## Given material
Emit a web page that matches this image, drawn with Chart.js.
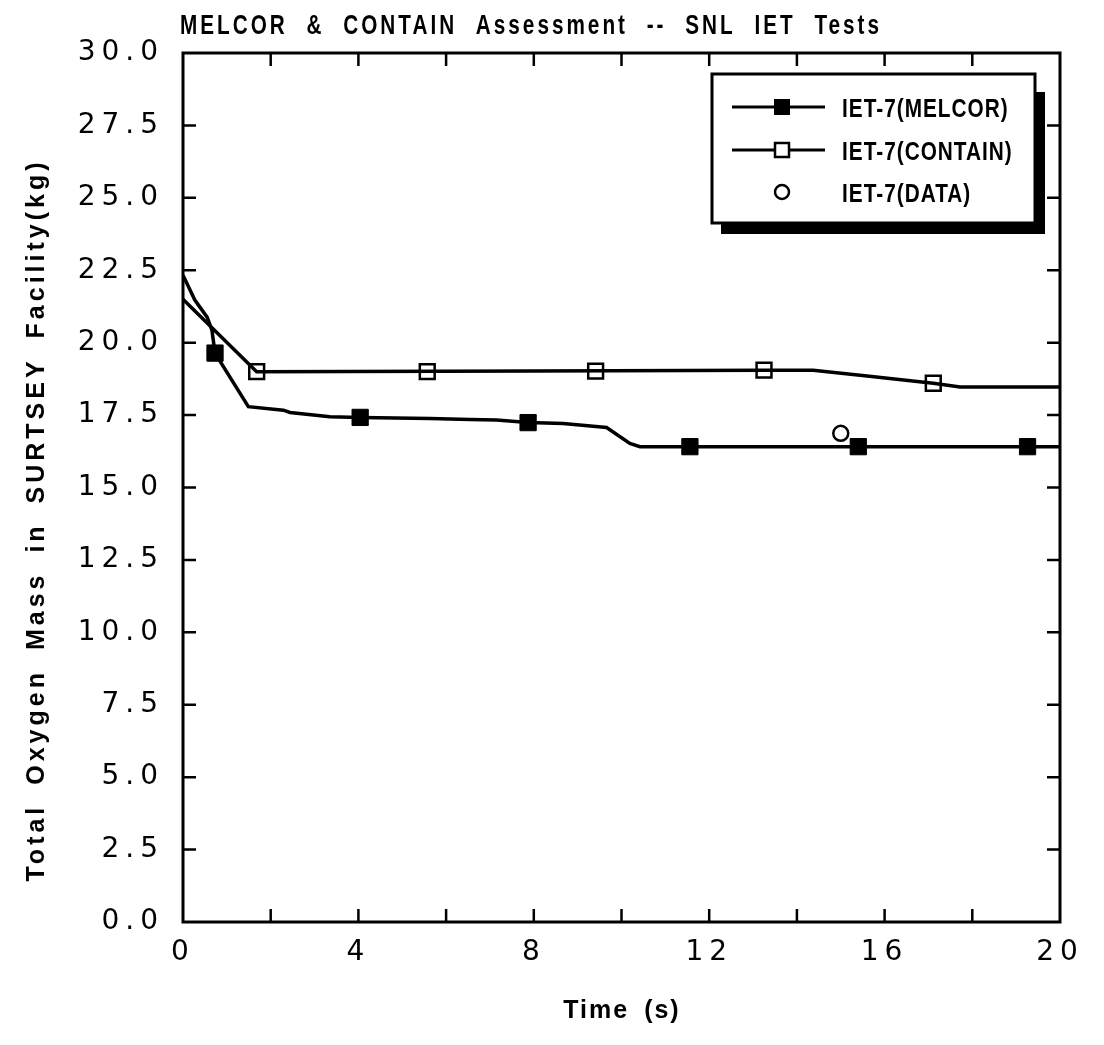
<!DOCTYPE html>
<html>
<head>
<meta charset="utf-8">
<script src="https://cdn.jsdelivr.net/npm/chart.js@4"></script>
<style>
  html, body { margin: 0; padding: 0; background: #fff; }
  #wrap { width: 1104px; height: 1045px; }
</style>
</head>
<body>
<div id="wrap"><canvas id="myChart" width="1104" height="1045"></canvas></div>
<script>
// values (time in s, mass in kg)
const melcorTime = [0, 0.27, 0.55, 0.66, 0.73, 1.49, 2.29, 2.44, 3.35, 4.04, 5.63, 6.55, 7.15, 7.87, 8.67, 9.66, 10.19, 10.42, 20];
const melcorMass = [22.33, 21.47, 20.88, 20.43, 19.64, 17.79, 17.67, 17.59, 17.44, 17.42, 17.38, 17.35, 17.33, 17.24, 17.21, 17.07, 16.52, 16.41, 16.41];

const containTime = [0, 1.68, 8, 13.25, 14.37, 15.6, 17.11, 17.72, 20];
const containMass = [21.5, 19.0, 19.02, 19.05, 19.05, 18.85, 18.6, 18.47, 18.47];

// symbol positions
const melcorMarkTime = [0.73, 4.04, 7.87, 11.56, 15.4, 19.26];
const melcorMarkMass = [19.64, 17.42, 17.24, 16.41, 16.41, 16.41];
const containMarkTime = [1.68, 5.57, 9.41, 13.25, 17.11];
const containMarkMass = [19.0, 19.0, 19.02, 19.05, 18.6];

const dataTime = [15.0];
const dataMass = [16.87];

const legendLabels = ['IET-7(MELCOR)', 'IET-7(CONTAIN)', 'IET-7(DATA)'];
const chartTitle = 'MELCOR & CONTAIN Assessment -- SNL IET Tests';
const xTitle = 'Time (s)';
const yTitle = 'Total Oxygen Mass in SURTSEY Facility(kg)';

function pts(xs, ys) {
  return xs.map((x, i) => ({ x: x, y: ys[i] }));
}

// text with horizontal squeeze + letter/word spacing (plotter style lettering)
function drawText(ctx, s, x, y, o) {
  ctx.save();
  ctx.translate(x, y);
  if (o.rot) ctx.rotate(o.rot);
  ctx.scale(o.sx || 1, 1);
  ctx.font = (o.weight || 'normal') + ' ' + o.size + 'px "Liberation Sans"';
  ctx.letterSpacing = (o.ls || 0) / (o.sx || 1) + 'px';
  ctx.wordSpacing = (o.ws || 0) / (o.sx || 1) + 'px';
  ctx.textAlign = o.align || 'left';
  ctx.textBaseline = o.baseline || 'alphabetic';
  ctx.fillStyle = '#000';
  ctx.fillText(s, 0, 0);
  ctx.restore();
}

const TICK_FONT = { family: 'DejaVu Sans', size: 28 };

const plotDecor = {
  id: 'plotDecor',
  beforeDraw(chart) {
    chart.ctx.letterSpacing = '0px';
  },
  afterDatasetsDraw(chart) {
    const ctx = chart.ctx;
    const a = chart.chartArea;
    const xs = chart.scales.x, ys = chart.scales.y;
    ctx.save();
    ctx.strokeStyle = '#000';
    ctx.lineWidth = 3;
    ctx.strokeRect(a.left, a.top, a.right - a.left, a.bottom - a.top);
    ctx.lineWidth = 2.5;
    ctx.beginPath();
    xs.ticks.forEach(t => {
      if (t.value <= xs.min || t.value >= xs.max) return;
      const px = xs.getPixelForValue(t.value);
      ctx.moveTo(px, a.bottom); ctx.lineTo(px, a.bottom - 13);
      ctx.moveTo(px, a.top); ctx.lineTo(px, a.top + 13);
    });
    ys.ticks.forEach(t => {
      if (t.value <= ys.min || t.value >= ys.max) return;
      const py = ys.getPixelForValue(t.value);
      ctx.moveTo(a.left, py); ctx.lineTo(a.left + 13, py);
      ctx.moveTo(a.right, py); ctx.lineTo(a.right - 13, py);
    });
    ctx.stroke();
    ctx.restore();
    ctx.letterSpacing = '6px'; // tick labels are drawn next (ticks.z = 1)
  },
  afterDraw(chart) {
    const ctx = chart.ctx;
    ctx.letterSpacing = '0px';

    drawText(ctx, chartTitle, 180, 34, { size: 28, weight: 'bold', sx: 0.74, ls: 3, ws: 10 });
    drawText(ctx, xTitle, 622, 1018, { size: 25, weight: 'bold', ls: 2, ws: 6, align: 'center' });
    drawText(ctx, yTitle, 44, 520, { size: 25, weight: 'bold', ls: 4, ws: 8, align: 'center', rot: -Math.PI / 2 });

    // legend box with drop shadow
    ctx.save();
    const bx = 712, by = 74, bw = 323, bh = 149;
    ctx.fillStyle = '#000';
    ctx.fillRect(bx + bw, by + 18, 10, bh - 7);
    ctx.fillRect(bx + 9, by + bh, bw + 1, 11);
    ctx.fillStyle = '#fff';
    ctx.fillRect(bx, by, bw, bh);
    ctx.strokeStyle = '#000';
    ctx.lineWidth = 3;
    ctx.strokeRect(bx, by, bw, bh);

    const rows = [107, 150, 192];
    ctx.beginPath();
    ctx.moveTo(732, rows[0]); ctx.lineTo(825, rows[0]);
    ctx.moveTo(732, rows[1]); ctx.lineTo(825, rows[1]);
    ctx.stroke();
    ctx.fillStyle = '#000';
    ctx.fillRect(782 - 8, rows[0] - 8, 16, 16);
    ctx.fillStyle = '#fff';
    ctx.fillRect(782 - 7, rows[1] - 7, 14, 14);
    ctx.lineWidth = 2.5;
    ctx.strokeRect(782 - 7, rows[1] - 7, 14, 14);
    ctx.beginPath();
    ctx.arc(782, rows[2], 7, 0, Math.PI * 2);
    ctx.stroke();
    ctx.restore();

    legendLabels.forEach((s, i) =>
      drawText(ctx, s, 842, rows[i] + 10, { size: 26, weight: 'bold', sx: 0.8, ls: 1 }));
  }
};

const ctx = document.getElementById('myChart').getContext('2d');
const chart = new Chart(ctx, {
  type: 'scatter',
  data: {
    datasets: [
      {
        label: 'melcor line',
        data: pts(melcorTime, melcorMass),
        showLine: true,
        borderColor: '#000',
        borderWidth: 3.5,
        pointRadius: 0,
        tension: 0
      },
      {
        label: 'contain line',
        data: pts(containTime, containMass),
        showLine: true,
        borderColor: '#000',
        borderWidth: 3.5,
        pointRadius: 0,
        tension: 0
      },
      {
        label: legendLabels[0],
        data: pts(melcorMarkTime, melcorMarkMass),
        pointStyle: 'rect',
        pointRadius: 11.5,
        backgroundColor: '#000',
        borderColor: '#000',
        borderWidth: 1
      },
      {
        label: legendLabels[1],
        data: pts(containMarkTime, containMarkMass),
        pointStyle: 'rect',
        pointRadius: 10.5,
        backgroundColor: '#fff',
        borderColor: '#000',
        borderWidth: 2.5
      },
      {
        label: legendLabels[2],
        data: pts(dataTime, dataMass),
        pointStyle: 'circle',
        pointRadius: 7.5,
        backgroundColor: 'rgba(0,0,0,0)',
        borderColor: '#000',
        borderWidth: 2.5
      }
    ]
  },
  options: {
    responsive: false,
    animation: false,
    layout: { padding: { top: 53, right: 44, left: 0, bottom: 0 } },
    plugins: {
      legend: { display: false },
      tooltip: { enabled: false },
      title: { display: false }
    },
    scales: {
      x: {
        type: 'linear',
        min: 0,
        max: 20,
        grid: { display: false, drawTicks: false },
        border: { display: false },
        ticks: {
          stepSize: 2,
          autoSkip: false,
          maxRotation: 0,
          padding: 14,
          z: 1,
          color: '#000',
          font: TICK_FONT,
          callback: v => (v % 4 === 0 ? String(v) : '')
        },
        afterFit: s => { s.height = 123; }
      },
      y: {
        type: 'linear',
        min: 0,
        max: 30,
        grid: { display: false, drawTicks: false },
        border: { display: false },
        ticks: {
          stepSize: 2.5,
          autoSkip: false,
          padding: 19,
          z: 1,
          color: '#000',
          font: TICK_FONT,
          callback: v => v.toFixed(1)
        },
        afterFit: s => { s.width = 183; }
      }
    }
  },
  plugins: [plotDecor]
});
</script>
</body>
</html>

## Problem details
Reproduce only the lines from the beginning of the data through the line that contains "16.52, 16.41, 16.41];", both included, and please drop the pictures.

## The solution
Emit a web page that matches this image, drawn with Chart.js.
<!DOCTYPE html>
<html>
<head>
<meta charset="utf-8">
<script src="https://cdn.jsdelivr.net/npm/chart.js@4"></script>
<style>
  html, body { margin: 0; padding: 0; background: #fff; }
  #wrap { width: 1104px; height: 1045px; }
</style>
</head>
<body>
<div id="wrap"><canvas id="myChart" width="1104" height="1045"></canvas></div>
<script>
// values (time in s, mass in kg)
const melcorTime = [0, 0.27, 0.55, 0.66, 0.73, 1.49, 2.29, 2.44, 3.35, 4.04, 5.63, 6.55, 7.15, 7.87, 8.67, 9.66, 10.19, 10.42, 20];
const melcorMass = [22.33, 21.47, 20.88, 20.43, 19.64, 17.79, 17.67, 17.59, 17.44, 17.42, 17.38, 17.35, 17.33, 17.24, 17.21, 17.07, 16.52, 16.41, 16.41];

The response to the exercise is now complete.